Cybersecurity consultants believe the hacking of the D.C.C.C. took place around March or April of 2016 after a staffer clicked on a so-called phishing email. The D.C.C.C. shut down its computer system for a week — from the moment it learned of the attack in June. But it was already too late to close the door.

Guccifer 2.0 followed up on the release of lawmakers’ personal data with large caches of internal party documents, starting with some documents related to House races in Florida, including Ms. Taddeo’s contest.

The seats that Guccifer 2.0 targeted in the document dumps were hardly random: They were some of the most competitive House races in the country. In Ms. Taddeo’s district, the House seat is held by a Republican, even though the district leans Democratic and Mrs. Clinton won it this year by a large majority.

By September, Guccifer 2.0 had expanded his releases to include documents related to House races in Pennsylvania, New Hampshire, Ohio, Illinois and North Carolina, working with individual political bloggers like Miscellany Blue in New Hampshire.
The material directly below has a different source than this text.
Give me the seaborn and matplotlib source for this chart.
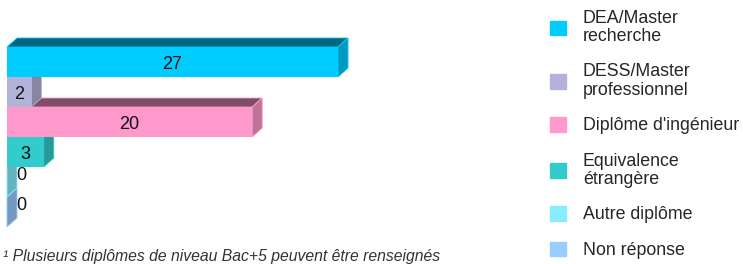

In Pennsylvania, the leaked documents showed that Democratic Party officials did not like their own candidate for one House seat — a local businessman named Mike Parrish — and worked aggressively to recruit an alternative. Mr. Parrish, the internal party documents noted, owned a company in Pennsylvania that had been sued eight times, had been delinquent on his taxes and had been named in a 2013 lawsuit “alleging racketeering and corruption,” the D.C.C.C. internal report said.

After the first political advertisement appeared using the hacked material, Mr. Luján wrote a letter to his Republican counterpart at the National Republican Congressional Committee urging him to not use this stolen material in the 2016 campaign.

“The N.R.C.C.’s use of documents stolen by the Russians plays right into the hands of one of the United States’ most dangerous adversaries,” Mr. Luján’s Aug. 29 letter said. “Put simply, if this action continues, the N.R.C.C. will be complicit in aiding the Russian government in its effort to influence American elections.”

Ms. Pelosi sent a similar letter in early September to Mr. Ryan. Neither received a response. By October, the Congressional Leadership Fund, a “super PAC” tied to Mr. Ryan, had used the stolen material in another advertisement, attacking Mr. Garcia during the general election in Florida.